Cette prolongation est évidemment un soulagement pour les locataires qui n’ont pas réussi à se reloger notamment en raison du confinement mais c’est une véritable catastrophe pour de nombreux propriétaires bailleurs individuels qui ne peuvent plus faire face notamment pour rembourser leur prêt bancaire.
Cette prolongation risque également d’avoir un effet pervers en concentrant toutes les expulsions locatives en seulement trois mois.
Les huissiers de justice en charge des expulsions ne vont pas pouvoir prendre de vacances en août tant ils risquent d’être débordés.
• Une indemnisation pour les bailleurs individuels ?
L’Etat, en prolongeant à l’extrême cette trêve hivernale, empêche que de nombreuses décisions de justice soient exécutées et il serait juste que les propriétaires bailleurs soient indemnisés par l’Etat comme cela se fait quand le Préfet refuse d’accorder le concours de la force publique.
Il faudra attendre l’ordonnance du Gouvernement afin de savoir si les pouvoirs publics envisagent une telle mesure d’indemnisation des propriétaires bailleurs lésés par cette prolongation.
• Le lancement de la procédure d’expulsion reste possible
Sur ce point, il convient de rappeler qu’il reste possible pendant la trêve hivernale d’initier la procédure judiciaire d’expulsion, c’est-à-dire de délivrer un commandement de payer au locataire mauvais payeur et de l’assigner en expulsion devant le Juge du contentieux de la Protection.
De nombreux bailleurs croient à tort, qu’ils doivent attendre la fin de la trêve hivernale pour lancer la procédure et obtenir une décision du juge, c’est-à-dire un titre exécutoire d’expulsion.
• Les squatteurs ne bénéficient pas de la prolongation de la trêve hivernale
Enfin, cette prolongation exceptionnelle de la trêve hivernale décidée par le Gouvernement ne devrait heureusement pas bénéficier aux squatteurs.
Depuis la loi ELAN du 23 novembre 2018, la trêve hivernale ne peut plus bénéficier aux squatteurs, c’est-à-dire selon la loi « les personnes entrées sans droit ni titre dans le domicile d’autrui, à l’aide de manœuvres, menaces, voies de fait ou contrainte ».

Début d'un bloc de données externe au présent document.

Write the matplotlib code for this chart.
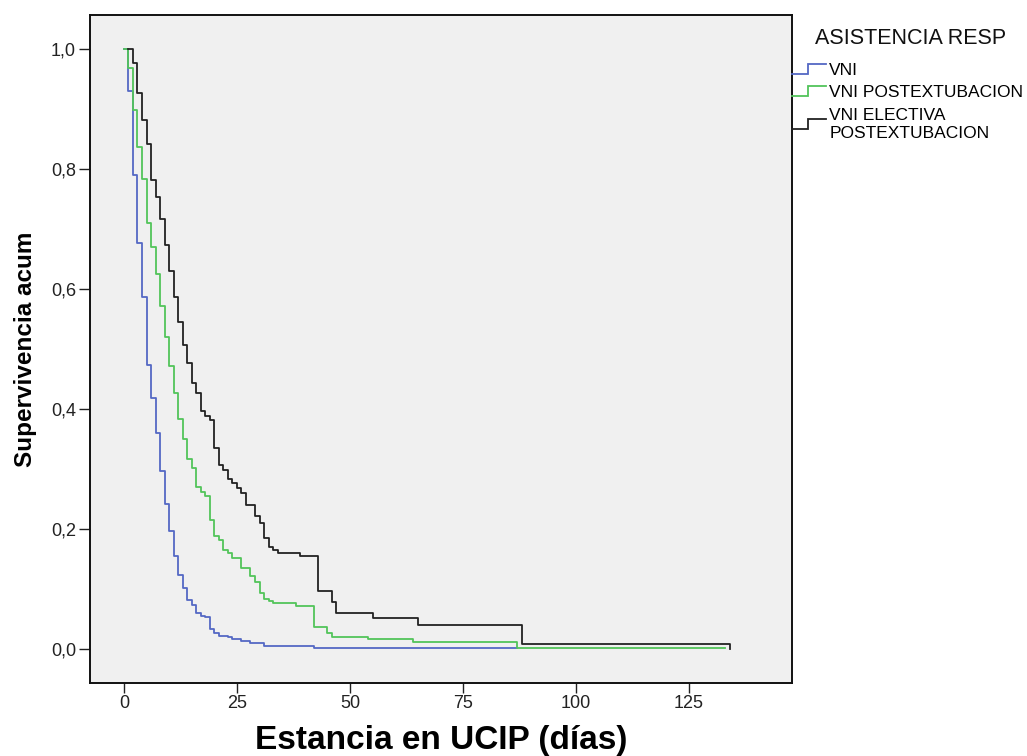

Seuls les locataires « en titre » restent protégés par la trêve.
Ainsi, les locataires ayant vu leur bail résilié par acquisition de clause résolutoire ou qui se maintiennent abusivement dans les lieux à la suite d’un congé de leur bailleur ne sont donc pas concernés et continueront à être protégés par la trêve hivernale.